Collected data –
>> Start
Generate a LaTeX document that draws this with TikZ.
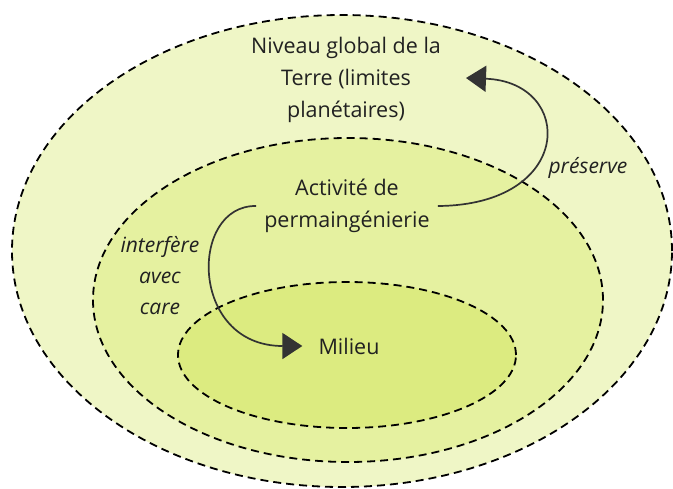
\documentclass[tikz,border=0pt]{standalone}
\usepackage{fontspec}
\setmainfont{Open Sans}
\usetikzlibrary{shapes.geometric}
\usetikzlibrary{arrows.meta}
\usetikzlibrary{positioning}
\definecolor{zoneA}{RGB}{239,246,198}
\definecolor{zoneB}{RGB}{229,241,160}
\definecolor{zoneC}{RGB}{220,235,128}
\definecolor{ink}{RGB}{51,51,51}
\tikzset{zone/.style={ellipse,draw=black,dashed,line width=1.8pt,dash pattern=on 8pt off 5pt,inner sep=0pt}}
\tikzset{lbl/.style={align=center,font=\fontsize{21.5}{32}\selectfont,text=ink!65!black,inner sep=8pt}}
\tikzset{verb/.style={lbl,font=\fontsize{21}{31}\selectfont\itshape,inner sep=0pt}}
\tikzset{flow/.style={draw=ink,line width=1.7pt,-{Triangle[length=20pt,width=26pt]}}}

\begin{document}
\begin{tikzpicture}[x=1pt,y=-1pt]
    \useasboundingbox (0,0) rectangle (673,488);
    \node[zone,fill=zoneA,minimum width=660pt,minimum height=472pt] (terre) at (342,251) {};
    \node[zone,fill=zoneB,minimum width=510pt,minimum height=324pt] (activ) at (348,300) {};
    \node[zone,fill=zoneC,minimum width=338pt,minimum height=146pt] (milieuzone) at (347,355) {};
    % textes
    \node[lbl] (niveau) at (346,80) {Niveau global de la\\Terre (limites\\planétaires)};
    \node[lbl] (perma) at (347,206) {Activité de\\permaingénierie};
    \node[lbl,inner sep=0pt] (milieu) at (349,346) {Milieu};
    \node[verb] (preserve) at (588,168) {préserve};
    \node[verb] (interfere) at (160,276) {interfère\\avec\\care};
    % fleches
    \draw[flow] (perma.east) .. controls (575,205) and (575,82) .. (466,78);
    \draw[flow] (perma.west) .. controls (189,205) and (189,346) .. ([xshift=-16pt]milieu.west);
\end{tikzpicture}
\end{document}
>> End
Instructions for the task – Go through the material above and print all of it exactly, except the pictures.

Solution for this task –
Generate a LaTeX document that draws this with TikZ.
\documentclass[tikz,border=0pt]{standalone}
\usepackage{fontspec}
\setmainfont{Open Sans}
\usetikzlibrary{shapes.geometric}
\usetikzlibrary{arrows.meta}
\usetikzlibrary{positioning}
\definecolor{zoneA}{RGB}{239,246,198}
\definecolor{zoneB}{RGB}{229,241,160}
\definecolor{zoneC}{RGB}{220,235,128}
\definecolor{ink}{RGB}{51,51,51}
\tikzset{zone/.style={ellipse,draw=black,dashed,line width=1.8pt,dash pattern=on 8pt off 5pt,inner sep=0pt}}
\tikzset{lbl/.style={align=center,font=\fontsize{21.5}{32}\selectfont,text=ink!65!black,inner sep=8pt}}
\tikzset{verb/.style={lbl,font=\fontsize{21}{31}\selectfont\itshape,inner sep=0pt}}
\tikzset{flow/.style={draw=ink,line width=1.7pt,-{Triangle[length=20pt,width=26pt]}}}

\begin{document}
\begin{tikzpicture}[x=1pt,y=-1pt]
    \useasboundingbox (0,0) rectangle (673,488);
    \node[zone,fill=zoneA,minimum width=660pt,minimum height=472pt] (terre) at (342,251) {};
    \node[zone,fill=zoneB,minimum width=510pt,minimum height=324pt] (activ) at (348,300) {};
    \node[zone,fill=zoneC,minimum width=338pt,minimum height=146pt] (milieuzone) at (347,355) {};
    % textes
    \node[lbl] (niveau) at (346,80) {Niveau global de la\\Terre (limites\\planétaires)};
    \node[lbl] (perma) at (347,206) {Activité de\\permaingénierie};
    \node[lbl,inner sep=0pt] (milieu) at (349,346) {Milieu};
    \node[verb] (preserve) at (588,168) {préserve};
    \node[verb] (interfere) at (160,276) {interfère\\avec\\care};
    % fleches
    \draw[flow] (perma.east) .. controls (575,205) and (575,82) .. (466,78);
    \draw[flow] (perma.west) .. controls (189,205) and (189,346) .. ([xshift=-16pt]milieu.west);
\end{tikzpicture}
\end{document}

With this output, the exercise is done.